» **PROBLEM TO SOLVE**:
Everything from the first line of the data below through the line that contains "const xTicks = [0, 10, 20, 30, 40, 50];" should be written out exactly, please, and nothing more; the pictures stay out.

» **DATASET EXTRACT**:
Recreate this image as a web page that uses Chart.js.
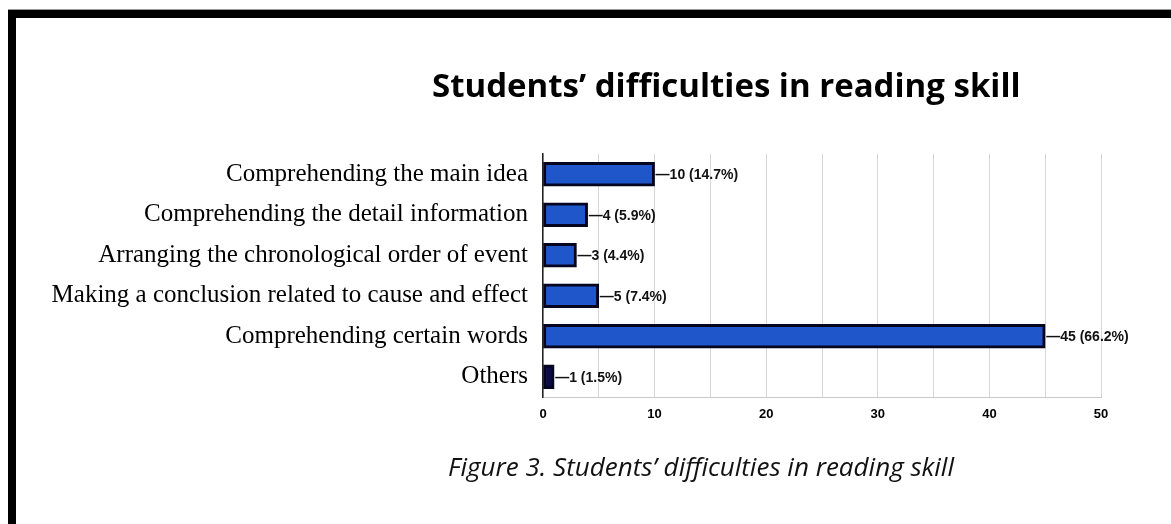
<!DOCTYPE html>
<html>
<head>
  <script src="https://cdn.jsdelivr.net/npm/chart.js"></script>
  <style>
    body { margin: 0; background: #fff; }
    #wrap { position: relative; width: 1171px; height: 524px; overflow: hidden; }
    #frame { position: absolute; left: 8px; top: 10px; width: 1200px; height: 600px;
             border-top: 8px solid #000; border-left: 8px solid #000; box-shadow: 0 -1px 0 #999; }
    #title { position: absolute; left: 432px; top: 68px; font: bold 33px 'Open Sans'; line-height: 1; color: #000; white-space: nowrap; }
    #caption { position: absolute; left: 0; width: 954px; top: 453px; text-align: right;
               font: italic 26px 'Open Sans'; line-height: 1; color: #111; white-space: nowrap; }
    #box { position: absolute; left: 0; top: 0; width: 1171px; height: 524px; }
  </style>
</head>
<body>
<div id="wrap">
  <div id="frame"></div>
  <div id="box"><canvas id="difficultyChart"></canvas></div>
  <div id="title">Students’ difficulties in reading skill</div>
  <div id="caption">Figure 3. Students’ difficulties in reading skill</div>
</div>
<script>
const categories = [
  'Comprehending the main idea',
  'Comprehending the detail information',
  'Arranging the chronological order of event',
  'Making a conclusion related to cause and effect',
  'Comprehending certain words',
  'Others'
];
const counts = [10, 4, 3, 5, 45, 1];
const percents = [14.7, 5.9, 4.4, 7.4, 66.2, 1.5];
const xTicks = [0, 10, 20, 30, 40, 50];

// value labels next to each bar
const valueLabels = {
  id: 'valueLabels',
  afterDatasetsDraw(chart) {
    let ctx = chart.ctx;
    let meta = chart.getDatasetMeta(0);
    ctx.save();
    ctx.font = 'bold 14px "Liberation Sans", Arial';
    ctx.fillStyle = '#111';
    ctx.textAlign = 'left';
    ctx.textBaseline = 'middle';
    meta.data.forEach((bar, i) => {
      ctx.fillText('\u2014' + counts[i] + ' (' + percents[i] + '%)', bar.x + 1, bar.y + 1);
    });
    ctx.restore();
  }
};

let ctx = document.getElementById('difficultyChart').getContext('2d');
const chart = new Chart(ctx, {
  type: 'bar',
  data: {
    labels: categories,
    datasets: [{
      data: counts,
      backgroundColor: (c) => counts[c.dataIndex] <= 1 ? '#0b0b48' : '#1f56c9',
      borderColor: '#05051f',
      borderWidth: 3,
      borderSkipped: false,
      barThickness: 24
    }]
  },
  options: {
    indexAxis: 'y',
    responsive: true,
    maintainAspectRatio: false,
    animation: false,
    layout: { padding: { left: 16, right: 70, top: 154, bottom: 97 } },
    plugins: {
      legend: { display: false },
      tooltip: { enabled: false }
    },
    scales: {
      x: {
        min: 0,
        max: 50,
        afterFit: (s) => { s.height = 30; },
        afterBuildTicks: (s) => {
          s.ticks = [];
          for (let v = 0; v <= 50; v += 5) s.ticks.push({ value: v });
        },
        ticks: {
          autoSkip: false,
          maxRotation: 0,
          padding: 10,
          color: '#000',
          font: { family: '"Liberation Sans", Arial', weight: 'bold', size: 13 },
          callback: (v) => xTicks.includes(v) ? v : ''
        },
        grid: { color: '#d6d6d6', drawTicks: false },
        border: { color: '#c8c8c8' }
      },
      y: {
        afterFit: (s) => { s.width = 527; },
        ticks: {
          padding: 15,
          color: '#000',
          font: { family: '"Liberation Serif", "Times New Roman"', size: 25 }
        },
        grid: { display: false, drawTicks: false },
        border: { color: '#222', width: 1.5 }
      }
    }
  },
  plugins: [valueLabels]
});
</script>
</body>
</html>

» **FULL SOLUTION**:
Recreate this image as a web page that uses Chart.js.
<!DOCTYPE html>
<html>
<head>
  <script src="https://cdn.jsdelivr.net/npm/chart.js"></script>
  <style>
    body { margin: 0; background: #fff; }
    #wrap { position: relative; width: 1171px; height: 524px; overflow: hidden; }
    #frame { position: absolute; left: 8px; top: 10px; width: 1200px; height: 600px;
             border-top: 8px solid #000; border-left: 8px solid #000; box-shadow: 0 -1px 0 #999; }
    #title { position: absolute; left: 432px; top: 68px; font: bold 33px 'Open Sans'; line-height: 1; color: #000; white-space: nowrap; }
    #caption { position: absolute; left: 0; width: 954px; top: 453px; text-align: right;
               font: italic 26px 'Open Sans'; line-height: 1; color: #111; white-space: nowrap; }
    #box { position: absolute; left: 0; top: 0; width: 1171px; height: 524px; }
  </style>
</head>
<body>
<div id="wrap">
  <div id="frame"></div>
  <div id="box"><canvas id="difficultyChart"></canvas></div>
  <div id="title">Students’ difficulties in reading skill</div>
  <div id="caption">Figure 3. Students’ difficulties in reading skill</div>
</div>
<script>
const categories = [
  'Comprehending the main idea',
  'Comprehending the detail information',
  'Arranging the chronological order of event',
  'Making a conclusion related to cause and effect',
  'Comprehending certain words',
  'Others'
];
const counts = [10, 4, 3, 5, 45, 1];
const percents = [14.7, 5.9, 4.4, 7.4, 66.2, 1.5];
const xTicks = [0, 10, 20, 30, 40, 50];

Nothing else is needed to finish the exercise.